*Stated goal*
All of the lines below are to be transcribed faithfully, with pictures excluded from the copy.

*Given information*
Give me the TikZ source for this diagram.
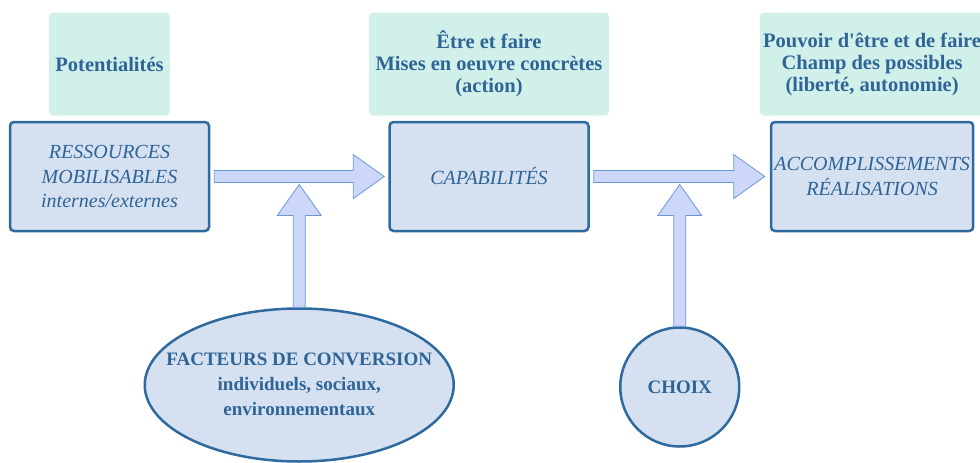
\documentclass[tikz,border=0pt]{standalone}
\usepackage{fontspec}
\setmainfont{Liberation Serif}
\usepackage{tikz}
\usetikzlibrary{positioning,calc,shapes.geometric}
\definecolor{bd}{HTML}{2E6A9E}
\definecolor{bf}{HTML}{D5E0F0}
\definecolor{mt}{HTML}{D1F0E9}
\definecolor{tx}{HTML}{2E6496}
\definecolor{af}{HTML}{CDD7FA}
\definecolor{ad}{HTML}{6A98D4}

\begin{document}
\begin{tikzpicture}[x=1pt,y=-1pt,node distance=5pt,
  bloc/.style={draw=bd,fill=bf,line width=2.5pt,rounded corners=4pt,minimum width=199pt,minimum height=109pt,align=center,text=tx,font=\fontsize{20}{24.5}\selectfont\itshape},
  haut/.style={fill=mt,rounded corners=4pt,minimum height=103pt,align=center,text=tx,font=\fontsize{20.5}{22}\selectfont\bfseries},
  rond/.style={draw=bd,fill=bf,line width=2.5pt,align=center,text=tx,font=\fontsize{19}{25}\selectfont\bfseries,inner sep=0pt},
  fl/.style={draw=ad,fill=af,line width=.8pt,
    to path={($(\tikztostart)!6pt!90:(\tikztotarget)$)
      -- ($($(\tikztotarget)!31pt!(\tikztostart)$)!6pt!90:(\tikztotarget)$)
      -- ($($(\tikztotarget)!31pt!(\tikztostart)$)!22pt!90:(\tikztotarget)$)
      -- (\tikztotarget)
      -- ($($(\tikztotarget)!31pt!(\tikztostart)$)!22pt!-90:(\tikztotarget)$)
      -- ($($(\tikztotarget)!31pt!(\tikztostart)$)!6pt!-90:(\tikztotarget)$)
      -- ($(\tikztostart)!6pt!-90:(\tikztotarget)$) -- cycle}}]
\useasboundingbox (0,0) rectangle (980,463);
\node[bloc](res) at (109.5,176.5){RESSOURCES\\MOBILISABLES\\internes/externes};
\node[bloc,right=178pt of res](cap){CAPABILITÉS};
\node[bloc,right=180pt of cap](acc){ACCOMPLISSEMENTS\\RÉALISATIONS};
\node[haut,above=5pt of res,minimum width=121pt](pot){Potentialités};
\node[haut,above=5pt of cap,minimum width=240pt](etre){Être et faire\\Mises en oeuvre concrètes\\(action)};
\node[haut,above=5pt of acc,minimum width=223pt](pouv){Pouvoir d\textquotesingle être et de faire\\Champ des possibles\\(liberté, autonomie)};
\coordinate (j1) at ($(res.east)!.5!(cap.west)+(0,8)$);
\coordinate (j2) at ($(cap.east)!.5!(acc.west)+(0,8)$);
% ellipse a taille fixe : le texte ne l'elargit pas
\node[rond,ellipse,minimum width=309pt,minimum height=153pt](fac) at (j1 |- 0,385){\makebox[0pt]{\raisebox{-4pt}{\begin{tabular}{@{}c@{}}FACTEURS DE CONVERSION\\individuels, sociaux,\\environnementaux\end{tabular}}}};
\node[rond,circle,minimum size=119pt](choix) at (j2 |- 0,387){CHOIX};
\draw[fl]($(res.east)+(4,0)$) to ($(cap.west)+(-4,0)$);
\draw[fl]($(cap.east)+(4,0)$) to ($(acc.west)+(-5,0)$);
\draw[fl](fac.north) to (j1);
\draw[fl](choix.north) to (j2);
\end{tikzpicture}
\end{document}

*Solution to the problem*
Give me the TikZ source for this diagram.
\documentclass[tikz,border=0pt]{standalone}
\usepackage{fontspec}
\setmainfont{Liberation Serif}
\usepackage{tikz}
\usetikzlibrary{positioning,calc,shapes.geometric}
\definecolor{bd}{HTML}{2E6A9E}
\definecolor{bf}{HTML}{D5E0F0}
\definecolor{mt}{HTML}{D1F0E9}
\definecolor{tx}{HTML}{2E6496}
\definecolor{af}{HTML}{CDD7FA}
\definecolor{ad}{HTML}{6A98D4}

\begin{document}
\begin{tikzpicture}[x=1pt,y=-1pt,node distance=5pt,
  bloc/.style={draw=bd,fill=bf,line width=2.5pt,rounded corners=4pt,minimum width=199pt,minimum height=109pt,align=center,text=tx,font=\fontsize{20}{24.5}\selectfont\itshape},
  haut/.style={fill=mt,rounded corners=4pt,minimum height=103pt,align=center,text=tx,font=\fontsize{20.5}{22}\selectfont\bfseries},
  rond/.style={draw=bd,fill=bf,line width=2.5pt,align=center,text=tx,font=\fontsize{19}{25}\selectfont\bfseries,inner sep=0pt},
  fl/.style={draw=ad,fill=af,line width=.8pt,
    to path={($(\tikztostart)!6pt!90:(\tikztotarget)$)
      -- ($($(\tikztotarget)!31pt!(\tikztostart)$)!6pt!90:(\tikztotarget)$)
      -- ($($(\tikztotarget)!31pt!(\tikztostart)$)!22pt!90:(\tikztotarget)$)
      -- (\tikztotarget)
      -- ($($(\tikztotarget)!31pt!(\tikztostart)$)!22pt!-90:(\tikztotarget)$)
      -- ($($(\tikztotarget)!31pt!(\tikztostart)$)!6pt!-90:(\tikztotarget)$)
      -- ($(\tikztostart)!6pt!-90:(\tikztotarget)$) -- cycle}}]
\useasboundingbox (0,0) rectangle (980,463);
\node[bloc](res) at (109.5,176.5){RESSOURCES\\MOBILISABLES\\internes/externes};
\node[bloc,right=178pt of res](cap){CAPABILITÉS};
\node[bloc,right=180pt of cap](acc){ACCOMPLISSEMENTS\\RÉALISATIONS};
\node[haut,above=5pt of res,minimum width=121pt](pot){Potentialités};
\node[haut,above=5pt of cap,minimum width=240pt](etre){Être et faire\\Mises en oeuvre concrètes\\(action)};
\node[haut,above=5pt of acc,minimum width=223pt](pouv){Pouvoir d\textquotesingle être et de faire\\Champ des possibles\\(liberté, autonomie)};
\coordinate (j1) at ($(res.east)!.5!(cap.west)+(0,8)$);
\coordinate (j2) at ($(cap.east)!.5!(acc.west)+(0,8)$);
% ellipse a taille fixe : le texte ne l'elargit pas
\node[rond,ellipse,minimum width=309pt,minimum height=153pt](fac) at (j1 |- 0,385){\makebox[0pt]{\raisebox{-4pt}{\begin{tabular}{@{}c@{}}FACTEURS DE CONVERSION\\individuels, sociaux,\\environnementaux\end{tabular}}}};
\node[rond,circle,minimum size=119pt](choix) at (j2 |- 0,387){CHOIX};
\draw[fl]($(res.east)+(4,0)$) to ($(cap.west)+(-4,0)$);
\draw[fl]($(cap.east)+(4,0)$) to ($(acc.west)+(-5,0)$);
\draw[fl](fac.north) to (j1);
\draw[fl](choix.north) to (j2);
\end{tikzpicture}
\end{document}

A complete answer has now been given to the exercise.